In other words, the company had a mishmash of systems and lacked a trigger to automatically set off a chain of events such as finding a supplier, processing a payment and finding the most appropriate shipper.

This was a problem that Strauss had to solve—quickly.

Provide Commerce needed a system that could automate orders placed well in advance, say, a request for a dozen roses on Valentine’s Day made the previous September. The company also didn’t want to spend more than 3% of sales on information technology.

“We are a retail company that deals with time-sensitive material, produce that can’t last when it’s cut,” says Bharat Gogia, vice president of information systems at ProFlowers, reporting to Hall. “So, we have to keep products in our supply chain for the most minimal time possible.”
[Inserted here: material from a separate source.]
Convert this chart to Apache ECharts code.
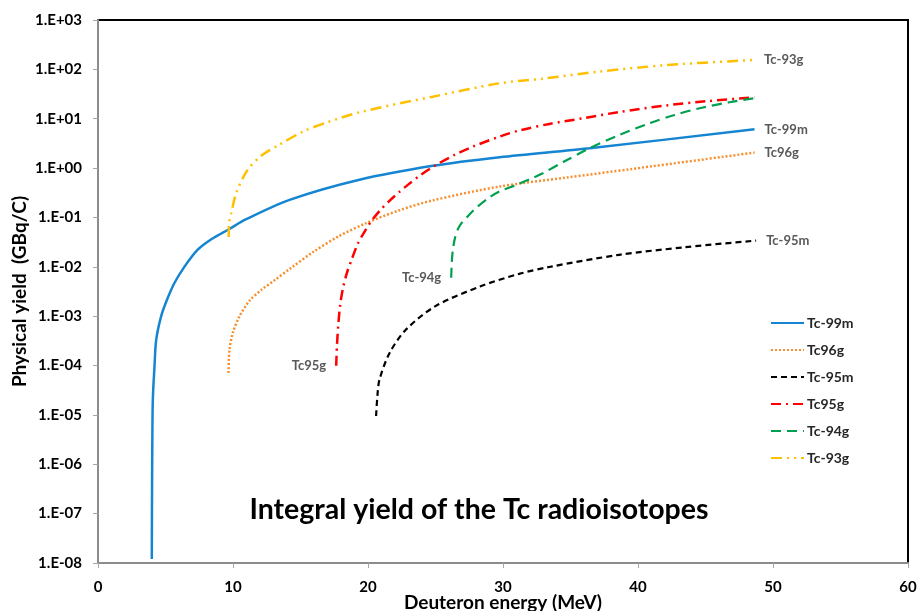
<!DOCTYPE html>
<html>
<head>
<meta charset="utf-8">
<script src="https://cdn.jsdelivr.net/npm/echarts@6/dist/echarts.min.js"></script>
<style>
  html, body { margin: 0; padding: 0; background: #ffffff; }
  #chart { width: 919px; height: 611px; }
</style>
</head>
<body>
<div id="chart"></div>
<script>
// Integral yield (GBq/C) versus deuteron energy (MeV), one [energy, yield] list per isotope
const tc99m = [[3.985,1.2e-8],[4.0,1.9e-7],[4.02,2e-6],[4.06,2e-5],[4.185,9.6e-5],[4.31,3.3e-4],[4.68,1e-3],[5.11,2.15e-3],[5.67,4.75e-3],[6.41,0.0101],[7.37,0.022],[8.48,0.0374],[9.67,0.057],[10.98,0.092],[14.19,0.227],[19.37,0.58],[24.8,1.11],[29.74,1.66],[36.41,2.53],[48.63,6.1]];
const tc96g = [[9.667,7.1e-5],[9.74,2.09e-4],[9.985,4.6e-4],[10.48,9.9e-4],[11.22,2.05e-3],[12.11,3.42e-3],[13.07,5.33e-3],[14.31,9.55e-3],[15.91,0.0197],[17.89,0.0425],[19.87,0.0767],[22.33,0.14],[24.8,0.222],[29.74,0.423],[34.68,0.64],[39.6,0.964],[48.63,2.06]];
const tc95m = [[20.6,9.5e-6],[20.7,2.5e-5],[20.85,5.2e-5],[21.6,1.8e-4],[22.8,5.3e-4],[25.0,1.6e-3],[28.3,4e-3],[31.2,7.2e-3],[33.4,9.9e-3],[38.6,0.0175],[43.5,0.025],[48.75,0.034]];
const tc95g = [[17.644,9.9e-5],[17.704,2.64e-4],[17.8,6.7e-4],[17.94,1.7e-3],[18.15,3.76e-3],[18.44,7.57e-3],[18.81,0.0145],[19.24,0.0292],[19.74,0.0512],[20.26,0.0853],[20.93,0.1426],[21.59,0.217],[22.33,0.33],[22.95,0.457],[23.81,0.695],[24.93,1.11],[26.41,1.85],[27.76,2.72],[29.74,4.34],[31.22,5.8],[33.44,7.85],[35.91,10.2],[38.63,13.7],[42.09,18.6],[45.3,22.9],[48.63,27.2]];
const tc94g = [[26.163,5.99e-3],[26.207,0.0126],[26.296,0.0231],[26.444,0.0386],[26.667,0.0588],[26.963,0.0796],[27.274,0.098],[27.889,0.146],[29.0,0.255],[29.74,0.338],[30.98,0.457],[31.96,0.59],[32.95,0.789],[34.56,1.37],[36.41,2.53],[38.63,4.7],[40.85,8.1],[42.7,11.9],[44.56,16.3],[46.78,21.6],[48.63,26.0]];
const tc93g = [[9.68,0.04],[9.72,0.08],[9.86,0.12],[10.24,0.31],[11.0,0.85],[12.0,1.7],[13.4,2.95],[15.2,5.5],[17.0,8.5],[19.6,14],[24.8,28],[29.7,52],[33.0,65],[37.1,90],[42.1,122],[48.6,155]];

const seriesNames = ['Tc-99m', 'Tc96g', 'Tc-95m', 'Tc95g', 'Tc-94g', 'Tc-93g'];
const yTickLabels = ['1.E-08','1.E-07','1.E-06','1.E-05','1.E-04','1.E-03','1.E-02','1.E-01','1.E+00','1.E+01','1.E+02','1.E+03'];
const xTickValues = [0, 10, 20, 30, 40, 50, 60];

const FONT = 'Lato, "Open Sans", sans-serif';
const labelGrey = '#595959';

function curve(name, data, color, width, dash, labelAt) {
  const s = {
    name: name,
    type: 'line',
    data: data,
    symbol: 'none',
    showSymbol: false,
    smooth: 0.3,
    lineStyle: { color: color, width: width, type: dash, cap: 'butt' },
    itemStyle: { color: color },
    emphasis: { disabled: true },
    z: 3
  };
  const lbl = { color: labelGrey, fontFamily: FONT, fontWeight: 'bold', fontSize: 13 };
  if (labelAt === 'end') {
    s.endLabel = Object.assign({ show: true, formatter: name, distance: 10 }, lbl);
  } else if (labelAt === 'start') {
    s.markPoint = {
      symbol: 'circle', symbolSize: 0, silent: true,
      data: [{ coord: data[0], label: Object.assign({ show: true, position: 'left', distance: 10, formatter: name }, lbl) }]
    };
  }
  return s;
}

const chart = echarts.init(document.getElementById('chart'), null, { renderer: 'canvas' });

chart.setOption({
  animation: false,
  backgroundColor: '#ffffff',
  textStyle: { fontFamily: FONT },
  grid: {
    left: 98, top: 20, width: 810, height: 543,
    outerBoundsMode: 'none',
    containLabel: false,
    show: true, borderColor: '#000000', borderWidth: 2, backgroundColor: 'transparent'
  },
  legend: {
    orient: 'vertical',
    left: 770, top: 316,
    padding: 0,
    itemWidth: 33, itemHeight: 12, itemGap: 13,
    data: seriesNames,
    itemStyle: { color: 'transparent', borderWidth: 0, opacity: 0 },
    textStyle: { color: '#262626', fontFamily: FONT, fontWeight: 'bold', fontSize: 14, padding: [0, 0, 0, -2] },
    selectedMode: false
  },
  xAxis: {
    type: 'value',
    min: xTickValues[0], max: xTickValues[xTickValues.length - 1], interval: 10,
    name: 'Deuteron energy (MeV)',
    nameLocation: 'middle', nameGap: 30,
    nameMoveOverlap: false,
    nameTextStyle: { color: '#000', fontFamily: FONT, fontWeight: 'bold', fontSize: 19 },
    axisLine: { show: true, lineStyle: { color: '#8c8c8c', width: 2 } },
    axisTick: { show: true, length: 5, lineStyle: { color: '#a6a6a6', width: 1 } },
    axisLabel: { color: '#000', fontFamily: FONT, fontWeight: 'bold', fontSize: 15, margin: 17 },
    splitLine: { show: false },
    z: 5
  },
  yAxis: {
    type: 'log',
    logBase: 10,
    min: 1e-8, max: 1e3,
    interval: 1,
    splitNumber: 11,
    name: 'Physical yield  (GBq/C)',
    nameLocation: 'middle', nameGap: 69, nameRotate: 90,
    nameMoveOverlap: false,
    nameTextStyle: { color: '#000', fontFamily: FONT, fontWeight: 'bold', fontSize: 19 },
    axisLine: { show: true, lineStyle: { color: '#8c8c8c', width: 2 } },
    axisTick: { show: true, length: 5, lineStyle: { color: '#a6a6a6', width: 1 } },
    axisLabel: {
      color: '#000', fontFamily: FONT, fontWeight: 'bold', fontSize: 15, margin: 16,
      formatter: function (v) { return yTickLabels[Math.round(Math.log10(v)) + 8]; }
    },
    minorTick: { show: false },
    splitLine: { show: false },
    z: 5
  },
  graphic: [{
    type: 'text',
    x: 479, y: 510,
    z: 10,
    style: {
      text: 'Integral yield of the Tc radioisotopes',
      align: 'center', verticalAlign: 'middle',
      fill: '#000', fontFamily: FONT, fontWeight: 'bold', fontSize: 28.5
    }
  }],
  series: [
    curve('Tc-99m', tc99m, '#1585d2', 2.5, 'solid', 'end'),
    curve('Tc96g', tc96g, '#f78f2e', 2.5, [2, 2], 'end'),
    curve('Tc-95m', tc95m, '#000000', 2.2, [6, 4], 'end'),
    curve('Tc95g', tc95g, '#ff0000', 2.5, [10, 5, 2, 5], 'start'),
    curve('Tc-94g', tc94g, '#00a050', 2.2, [10, 6], 'start'),
    curve('Tc-93g', tc93g, '#ffc000', 2.5, [11, 5, 2, 5, 2, 5], 'end')
  ]
});
</script>
</body>
</html>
When Hall and Gogia pitched Strauss on the idea of using Web services, the team focused on two points: Customer service and Strauss’ goal of keeping technology spending to 3% of revenue. Gogia proposed a Web services-based system that could expand easily, automate orders and break down the business into manageable components that would make ProFlowers respond better to orders that were in the queue more than a week ahead of delivery date. Today, when the order is ready, the Web services system sends a message to begin processing, instead of database queries trying to find the order.